On a visual level, what you created here is absolutely gorgeous, and I love the way that you used those shocking pinks and blues because it played into the themes of this movie so well. I also thought it was very clever how the camera changes the way it shoots Matilda’s character, too, once she goes through this metamorphosis. They were just some really great touches that elevated the overall story beats.
Coralie Fargeat: Oh, thank you. When I start writing, or I start to think about the movie when I'm prepping, I really question myself about the visual universe I want to implement and the ways to make what I have in my story really be felt by the audience. So it goes first by the set decoration and having these few powerful elements that you would remember, like the blue and pink windows. That, in a very simple way, has a very powerful symbolical meaning immediately, and implements something in your mind. But the way I wanted to represent Jennifer at the beginning, I also wanted to totally go 100% in the direction of setting the stage for this very sexy, beautiful Lolita, who is very provocative and at ease with her body and totally assumes it.
And after a while, we reverse that image, where we have this rebirth when she wakes up again on the tree, and she's going to transform into somebody else.
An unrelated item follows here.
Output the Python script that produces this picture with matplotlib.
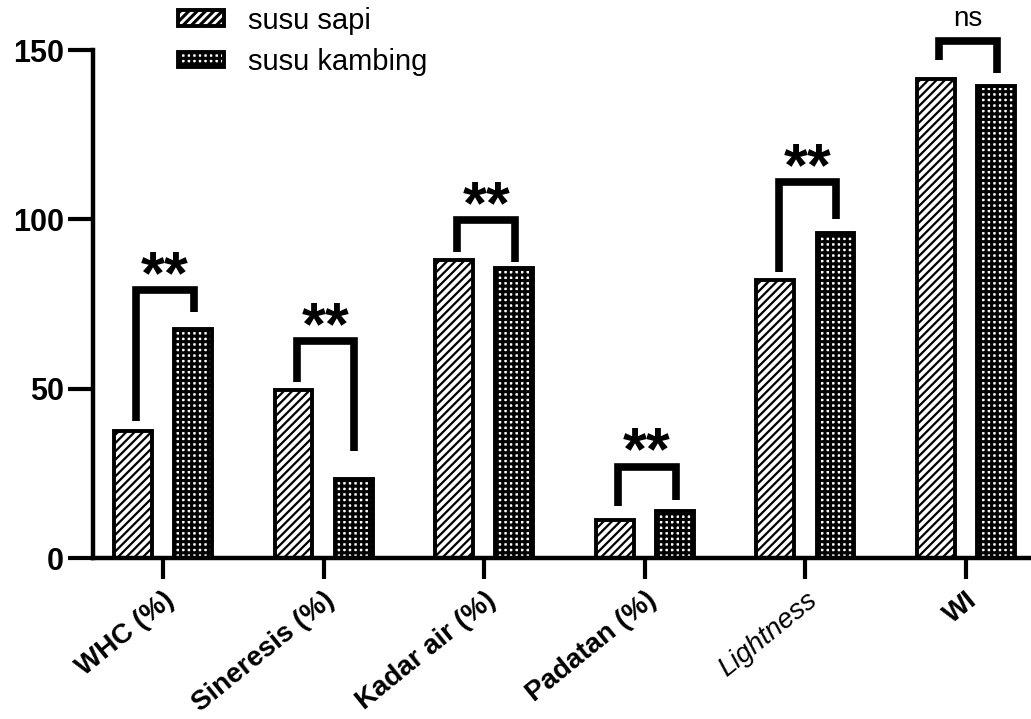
import numpy as np
import matplotlib.pyplot as plt

# data
categories = ["WHC (%)", "Sineresis (%)", "Kadar air (%)", "Padatan (%)", "Lightness", "WI"]
susu_sapi = [37.5, 49.5, 88.0, 11.3, 82.0, 141.5]
susu_kambing = [67.5, 23.3, 85.5, 13.8, 96.0, 139.5]

# significance brackets: top, left leg end, right leg end, label
bracket_top = [79.0, 64.0, 99.8, 27.0, 111.0, 152.8]
bracket_left = [40.5, 52.0, 90.5, 15.5, 84.5, 147.0]
bracket_right = [72.5, 31.5, 87.5, 17.0, 100.0, 143.2]
sig_labels = ["**", "**", "**", "**", "**", "ns"]

plt.rcParams['font.family'] = ['Liberation Sans', 'DejaVu Sans']

fig = plt.figure(figsize=(10.31, 7.19), dpi=100)
ax = fig.add_axes([93 / 1031, 1 - 558 / 719, 1 - 93 / 1031, 508 / 719])

x = np.arange(len(categories))
off = 0.187
w = 0.235

plt.rcParams['hatch.linewidth'] = 1.6
ax.bar(x - off, susu_sapi, w, color='white', edgecolor='black', linewidth=2.8,
       hatch='////', label='susu sapi', zorder=2)
plt.rcParams['hatch.linewidth'] = 2.2
ax.bar(x + off, susu_kambing, w, color='white', edgecolor='black', linewidth=2.8,
       hatch='+++', label='susu kambing', zorder=2)

for i in range(len(categories)):
    xl, xr = x[i] - off + 0.02, x[i] + off + 0.005
    ax.plot([xl, xl, xr, xr],
            [bracket_left[i], bracket_top[i], bracket_top[i], bracket_right[i]],
            color='black', lw=5.5, solid_joinstyle='miter', solid_capstyle='butt',
            clip_on=False, zorder=3)
    if sig_labels[i] == "**":
        ax.text((xl + xr) / 2, bracket_top[i] - 0.8, "**", ha='center', va='baseline',
                fontsize=44, fontweight='bold', clip_on=False)
    else:
        ax.text((xl + xr) / 2, bracket_top[i] + 2.5, sig_labels[i], ha='center',
                va='bottom', fontsize=20, clip_on=False)

ax.set_xlim(-0.436, 5.405)
ax.set_ylim(0, 150)
ax.set_yticks([0, 50, 100, 150])
ax.set_xticks(x)
ax.set_xticklabels(categories, rotation=39, ha='right', rotation_mode='anchor',
                   fontsize=20, fontweight='bold')
lbl = ax.get_xticklabels()[4]
lbl.set_fontweight('normal')
lbl.set_fontstyle('italic')

ax.tick_params(axis='y', length=18, width=3, labelsize=22, pad=3)
ax.tick_params(axis='x', length=15, width=3, pad=6)
for t in ax.get_yticklabels():
    t.set_fontweight('bold')

for s in ['top', 'right']:
    ax.spines[s].set_visible(False)
for s in ['left', 'bottom']:
    ax.spines[s].set_linewidth(3.2)

ax.legend(loc='upper left', bbox_to_anchor=(160 / 1031, 1.015), bbox_transform=fig.transFigure,
          frameon=False, fontsize=21, handlelength=1.6, handleheight=0.45,
          handletextpad=0.8, labelspacing=0.45, borderaxespad=0.2)

fig.savefig('out.png', dpi=100)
During the movie, I love to use symbols to say many things, and the characters as well are, for me, very representative of many different behaviors and many different people that can be symbolized in one character and be very powerful by itself in a way, too.
I love that transition with her character, because she's so confident in the beginning and it's a different kind of confidence that she gets throughout the rest of the movie. I thought it was a really great way to represent the duality of being a woman, where you're expected to be one thing, but yet you're also expected to be all these other things, too. How was it working with Matilda on this character?
Coralie Fargeat: Matilda was a really great find for me. The way it happened, in a way, is very representative of the movie itself. This film was always on the edge. It was a movie that was very difficult to make, very difficult to finance, and it was very fragile to give birth to. And Matilda was the first actress I wanted to cast when I started the casting process, and for different reasons, we started testing in different countries, and I ended up going with another girl from a different country. I started to work with her, and we got really close to shooting, but she started to get scared of the part and she quit the project maybe 15 days before shooting.
It was, of course, like, “Okay, what are we going to do now?” I knew the movie couldn't stop, because we were so close. I had fought too hard to get there, and then I remembered Matilda immediately because she was the one that I could feel had 100% trust in the film and in me. That's what I needed for this film, because the actress was going to literally carry the film on her shoulders. It was going to be tough, it was going to be physical, and I needed this absolute trust to have the actress go through the whole process.
So I called Matilda, and the day after, she was on a plane. We started to rehearse and we started shooting with very little prep time, but that, in a way, had given us this very sharp energy to work within. This was a very hard experience for her, because physically it was very difficult and intense, and she suffered a lot with the cold, with the sun, with all the elements and everything. She went through all that to tell this story, and we were both really supportive of each other and I think all that energy can be seen on screen, especially at the end.
Being the fact that this is your first time doing a full feature, the easy way would have been just to keep everything at the house, because then it’s contained. And yet, you take this movie all over the place, and it feels so big and ambitious. Was it conscious on your part to push yourself on this rather than take the safe route?
Coralie Fargeat: I love to challenge myself. I really love to push the limits and to go far in my abilities and do everything that I want to do. I really loved the idea of where you start off with four people in a house, and then you throw them into the middle of the desert. I also loved the idea of using the landscape to be the reflection of the evolution of the characters. They're becoming more and more lost, more and more wild, more and more crazy, more and more out of control, and by the end, more and more bloody.
For me, what I love when I'm directing is really to create a world of my own visually, and to be able to use all these locations and to make them my own and to make them real, but it's my reality that I’m telling this story in. And in this story, those four characters that are in this desert are essentially fighting their way through hell, and I thoroughly enjoyed being able to use this location like that and push these characters to their limits.